## Task prompt
Write out the listing, please, but only from its first line through the line containing "WALL_Y = 35 / PX_PER_Y", exactly as given and without pictures.

## Data segment

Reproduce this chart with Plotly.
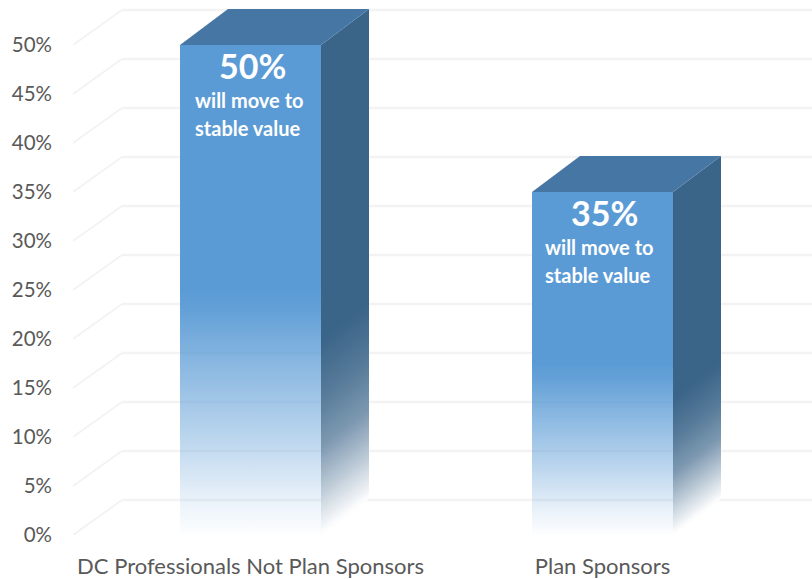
import plotly.graph_objects as go

# Survey results
categories = ["DC Professionals Not Plan Sponsors", "Plan Sponsors"]
values = [50, 35]
caption_lines = ["will move to", "stable value"]
y_ticks = [0, 5, 10, 15, 20, 25, 30, 35, 40, 45, 50]

# Pixel scale of the plot area, used to express the 3D offsets in axis units
PX_PER_X = 352.0
PX_PER_Y = 9.8
X_MIN = -177.5 / PX_PER_X
X_MAX = 561.5 / PX_PER_X
Y_MAX = 535 / PX_PER_Y

HALF_W = 70.5 / PX_PER_X
DEPTH_X = 48 / PX_PER_X
DEPTH_Y = 36 / PX_PER_Y
WALL_X = 49 / PX_PER_X
WALL_Y = 35 / PX_PER_Y

FRONT_RGB = (91, 155, 213)
SIDE_RGB = (58, 100, 136)
TOP_COLOR = "#4676a3"
GRID = "#f3f3f3"
TEXT = "#595959"
FONT = "Lato"
BANDS = 140

# Opacity along the height of a bar, from the floor (0) to its top (1)
FRONT_FADE = [(0.0, 0.01), (0.07, 0.13), (0.2, 0.42), (0.35, 0.72), (0.46, 0.95), (0.5, 1.0), (1.0, 1.0)]
SIDE_FADE = [(0.0, 0.0), (0.08, 0.3), (0.18, 0.66), (0.28, 0.85), (0.4, 1.0), (1.0, 1.0)]


def opacity_at(f, fade):
    for (f0, a0), (f1, a1) in zip(fade, fade[1:]):
        if f <= f1:
            return a0 + (a1 - a0) * (f - f0) / (f1 - f0)
    return 1.0


def over_white(rgb, a):
    return "rgb(%d,%d,%d)" % tuple(round(255 + (c - 255) * a) for c in rgb)


def rgba(rgb, a):
    return "rgba(%d,%d,%d,%.3f)" % (*rgb, a)


fig = go.Figure()

# Floor edges and back wall gridlines
for v in y_ticks:
    fig.add_trace(go.Scatter(
        x=[X_MIN, X_MIN + WALL_X], y=[v, v + WALL_Y], mode="lines",
        line=dict(color=GRID, width=2), hoverinfo="skip"))
    fig.add_trace(go.Scatter(
        x=[X_MIN + WALL_X, X_MAX], y=[v + WALL_Y, v + WALL_Y], mode="lines",
        line=dict(color=GRID, width=2.4), hoverinfo="skip"))

for i, v in enumerate(values):
    left, right = i - HALF_W, i + HALF_W

    # Side face: overlapping slanted bands painted top-down, so the fade follows the depth direction
    for b in range(BANDS):
        f = 1 - b / BANDS
        top = v * f
        low = v * max(f - 2 / BANDS, 0)
        fig.add_trace(go.Scatter(
            x=[right, right + DEPTH_X, right + DEPTH_X, right, right],
            y=[top, top + DEPTH_Y, low + DEPTH_Y, low, top],
            mode="lines", fill="toself", line=dict(width=0),
            fillcolor=over_white(SIDE_RGB, opacity_at(f - 0.5 / BANDS, SIDE_FADE)),
            hoverinfo="skip"))

    # Top face
    fig.add_trace(go.Scatter(
        x=[left, right, right + DEPTH_X, left + DEPTH_X, left],
        y=[v, v, v + DEPTH_Y, v + DEPTH_Y, v],
        mode="lines", fill="toself", line=dict(width=0),
        fillcolor=TOP_COLOR, hoverinfo="skip"))

    # Front face
    fig.add_trace(go.Scatter(
        x=[left, right, right, left, left],
        y=[0, 0, v, v, 0],
        mode="lines", fill="toself", line=dict(width=0),
        fillgradient=dict(
            type="vertical", start=0, stop=v,
            colorscale=[[f, rgba(FRONT_RGB, a)] for f, a in FRONT_FADE]),
        hoverinfo="skip"))

    # Value callout on the front face
    fig.add_annotation(
        x=i + 2 / PX_PER_X, y=v - 20 / PX_PER_Y, text=f"<b>{v}%</b>", showarrow=False,
        font=dict(family=FONT, size=34, color="white"), xanchor="center", yanchor="middle")
    for n, line in enumerate(caption_lines):
        fig.add_annotation(
            x=left + (13 if i == 0 else 11) / PX_PER_X,
            y=v - (54.5 + 28 * n) / PX_PER_Y,
            text=f"<b>{line}</b>", showarrow=False,
            font=dict(family=FONT, size=20, color="white"), xanchor="left", yanchor="middle")

fig.update_layout(
    width=812, height=579,
    margin=dict(l=73, r=0, t=0, b=44, pad=0),
    paper_bgcolor="white", plot_bgcolor="white",
    showlegend=False,
    xaxis=dict(
        range=[X_MIN, X_MAX], tickmode="array", tickvals=list(range(len(categories))),
        ticktext=categories, showgrid=False, zeroline=False, showline=False,
        ticks="", ticklabelstandoff=16, fixedrange=True,
        tickfont=dict(family=FONT, size=22, color=TEXT)),
    yaxis=dict(
        range=[0, Y_MAX], tickmode="array", tickvals=y_ticks,
        ticktext=[f"{v}%" for v in y_ticks], showgrid=False, zeroline=False, showline=False,
        ticks="", ticklabelstandoff=20, fixedrange=True,
        tickfont=dict(family=FONT, size=20.5, color=TEXT)),
)

fig.write_html("out.html", config=dict(displayModeBar=False))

## Complete response
Reproduce this chart with Plotly.
import plotly.graph_objects as go

# Survey results
categories = ["DC Professionals Not Plan Sponsors", "Plan Sponsors"]
values = [50, 35]
caption_lines = ["will move to", "stable value"]
y_ticks = [0, 5, 10, 15, 20, 25, 30, 35, 40, 45, 50]

# Pixel scale of the plot area, used to express the 3D offsets in axis units
PX_PER_X = 352.0
PX_PER_Y = 9.8
X_MIN = -177.5 / PX_PER_X
X_MAX = 561.5 / PX_PER_X
Y_MAX = 535 / PX_PER_Y

HALF_W = 70.5 / PX_PER_X
DEPTH_X = 48 / PX_PER_X
DEPTH_Y = 36 / PX_PER_Y
WALL_X = 49 / PX_PER_X
WALL_Y = 35 / PX_PER_Y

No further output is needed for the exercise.